Overall, with both filters and powerhead, that’s about 9.5 * turnover an hour in terms of flow. Given that most people here say 10 * is about enough, I’ve got room to spare.

*Inlets* - all DIY acrylic with a pipe bending spring, a paint stripping gun and a saw. Cost almost nothing and I now have loads of them. Really recommend doing this.

IMG_4390 by greenink@ukaps, on Flickr

*Drop checkers* - just cheap ones from ebay.

*Lighting* - three TMC Tropical Grobeam 1500 tiles, suspended on a rail, with adjustable height. (I had these sent back to sort out the high pitched whine, and now they work great.) One Grobeam 500 strip mounted towards the front of the tank to catch iridiesence from fish and reflect if forwards, and give a more evening kind of feel as the lights dim. Also a four bar, pretty standard, spare luminaire mounted high up and out of the way, towards the back, that can be switched on to provide extra light for proper photos.

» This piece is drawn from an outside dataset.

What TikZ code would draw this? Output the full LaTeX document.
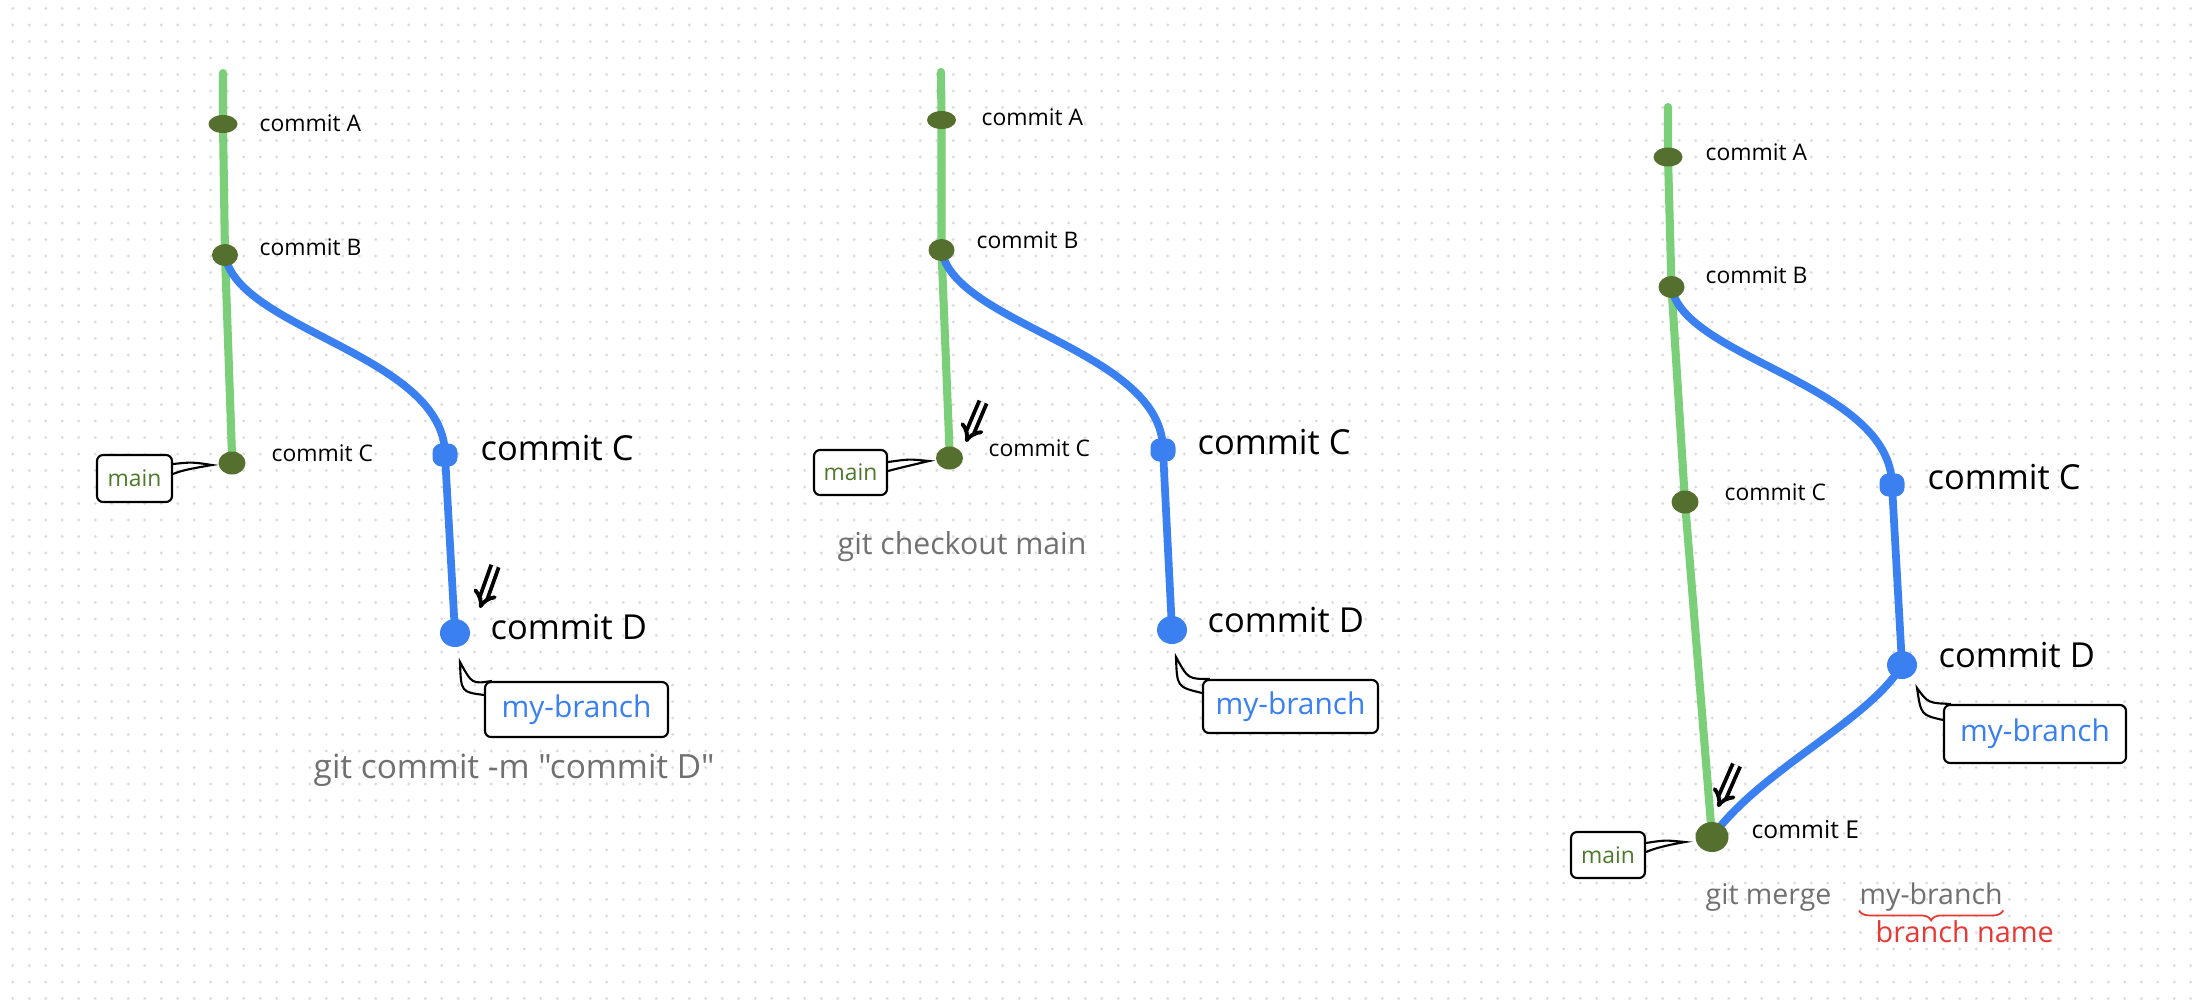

*Backdrop* - one black roller blind, one light blue roller blind, mounted in the ceiling of the shed, about 20cm behind the back of the tank. Takes about 20 seconds to change the backdrop, and it’s far enough behind to reflect light back into the tank from additional photography lighting to give a sense of even more depth.

*A plastic crate* full of the usual gubbins, tweezers, scissors, flotsam and jetsam.

*And a lovely little light wired* in under the tank so I can see what’s going on.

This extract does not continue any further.